My name is Takumi. I’ve been a big fan of yours since I learned about you in the History class. I love your war. You know how to fight! Your wars were beautiful. I want to know you more.


That sounds like a teenage girl writing a fan letter to her favorite pop star, not one to history’s most famous genocidal dictator. The further you travel away from actual 1930s–40s Nazi Germany—both temporally and geographically—the worse the whole problem becomes, it would seem.

I cannot claim to be a big fan of Poland’s current pro-E.U. gauleiter Donald Tusk, but I did rather agree with him when, back in March, he warned that Europe and the U.S. might well be in some kind of “prewar” scenario with Russia without really even truly believing it.

Raised as we spoiled post-1940s Westerners have been in a postwar world in which, or so Francis Fukuyama once lied to us, history had ended once and for all, and where threats like the Nazis gradually came to seem every bit as remote and cartoonish as the Vikings or the Huns, younger generations seem constitutionally incapable of recognizing that military conflict is once more a real-world possibility after all, and not something that only still happens in films or far away, as in Iraq.

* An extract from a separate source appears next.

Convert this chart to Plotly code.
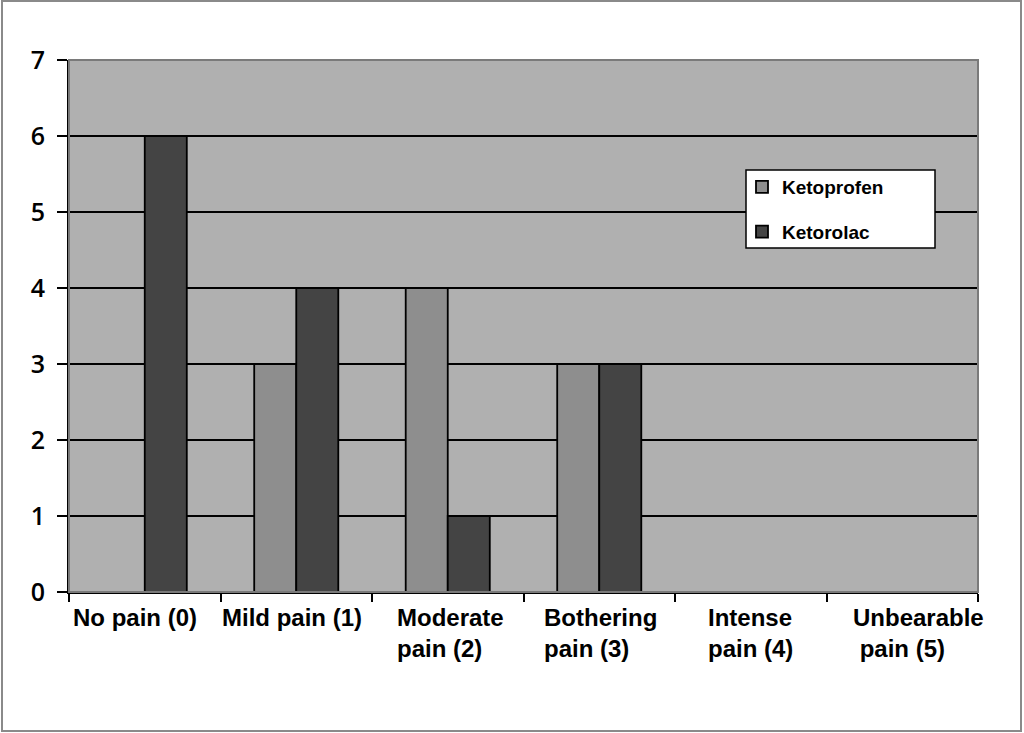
import plotly.graph_objects as go

categories = ["No pain (0)", "Mild pain (1)", "Moderate pain (2)",
              "Bothering pain (3)", "Intense pain (4)", "Unbearable pain (5)"]
tick_labels = ["No pain (0)", "Mild pain (1)", "Moderate<br>pain (2)",
               "Bothering<br>pain (3)", "Intense<br>pain (4)", "Unbearable<br> pain (5)"]
ketoprofen = [0, 3, 4, 3, 0, 0]
ketorolac = [6, 4, 1, 3, 0, 0]

# small horizontal nudges of the category labels (styling only)
label_shift = [-10, -4, 3, 1, 0, 16]

L, R, T, B = 69, 46, 60, 141
W, H = 1024, 733
pw, ph = W - L - R, H - T - B

def fx(px):
    return (px - L) / pw

def fy(py):
    return (H - B - py) / ph

fig = go.Figure()
fig.add_trace(go.Bar(name="Ketoprofen", x=categories, y=ketoprofen, legendgroup="a",
                     marker=dict(color="#8e8e8e", line=dict(color="#000000", width=1.8))))
fig.add_trace(go.Bar(name="Ketorolac", x=categories, y=ketorolac, legendgroup="b",
                     marker=dict(color="#444444", line=dict(color="#000000", width=1.8))))

annotations = []
for c, t, s in zip(categories, tick_labels, label_shift):
    annotations.append(dict(x=c, xref="x", y=fy(602), yref="paper", text=t, xshift=s,
                            showarrow=False, xanchor="center", yanchor="top", align="left",
                            font=dict(family="Liberation Sans, Arial", size=24,
                                      color="#000000", weight="bold")))

fig.update_layout(
    width=W, height=H,
    margin=dict(l=L, r=R, t=T, b=B),
    paper_bgcolor="#ffffff",
    plot_bgcolor="#b0b0b0",
    barmode="group",
    bargap=0.445,
    bargroupgap=0,
    showlegend=True,
    legend=dict(x=fx(742), y=fy(168), xanchor="left", yanchor="top",
                bgcolor="rgba(0,0,0,0)", borderwidth=0,
                font=dict(family="Liberation Sans, Arial", size=19, color="#000000",
                          weight="bold"),
                itemwidth=30, tracegroupgap=17),
    annotations=annotations,
    shapes=[
        dict(type="rect", xref="paper", yref="paper", x0=fx(2), x1=fx(1021), y0=fy(731), y1=fy(1),
             line=dict(color="#8a8a8a", width=2), layer="below"),
        dict(type="rect", xref="paper", yref="paper", x0=0, x1=1, y0=0, y1=1,
             line=dict(color="#7a7a7a", width=2), layer="above"),
        dict(type="rect", xref="paper", yref="paper", x0=fx(746), x1=fx(935), y0=fy(248), y1=fy(170),
             fillcolor="#ffffff", line=dict(color="#000000", width=1.5), layer="above"),
    ],
    font=dict(family="Liberation Sans, Arial", color="#000000"),
)

fig.update_xaxes(type="category", tickson="boundaries", ticks="outside", ticklen=8,
                 tickcolor="#000000", tickwidth=2, showticklabels=False,
                 showline=True, linecolor="#000000", linewidth=2, showgrid=False,
                 range=[-0.5, 5.5])
fig.update_yaxes(range=[0, 7], dtick=1, ticks="outside", ticklen=10, tickcolor="#000000",
                 tickwidth=2, showline=True, linecolor="#000000", linewidth=2,
                 showgrid=True, gridcolor="#000000", gridwidth=2,
                 zeroline=False, ticklabelstandoff=7,
                 tickfont=dict(family="Open Sans, DejaVu Sans", size=25, color="#000000",
                               weight=600))

fig.write_html("out.html", config={"displayModeBar": False},
               post_script="document.body.style.margin='0';document.body.style.overflow='hidden';")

Probably we will go on believing this, until the first enemy missiles land down upon us.

Tusk recalled a photograph that hung in his family’s house as a child; it showed crowds of happy people laughing on a Polish beach, taken on 31 August 1939. A few hours later, Hitler—the real Hitler, not the comical cartoon one people like myself and Takumi grew up knowing—invaded, and WWII broke out. Tusk then spoke of a recent encounter with a Spanish official who demanded that the European Council henceforth drop all usage of the word “war” when discussing the present conflict in Ukraine; the term sounded far too “abstract” to voters, he said. It is just such a blind failure to prepare for war, to believe that it is even possible, that is the most common prerequisite for creating the conditions in which it actually will happen.

Putin may attack the West, if pushed too far; it is not impossible. The problem is that most people just do not believe they live inside history anymore—because, for so long, they have not truly had to. Most comfortable sleepwalkers in the Western world today do not really believe in the past existence of Adolf Hitler. Do they really believe in the present existence of Vladimir Putin, either? One day, like the dead atheist faced with an angry God, I fear they may be forced to do so.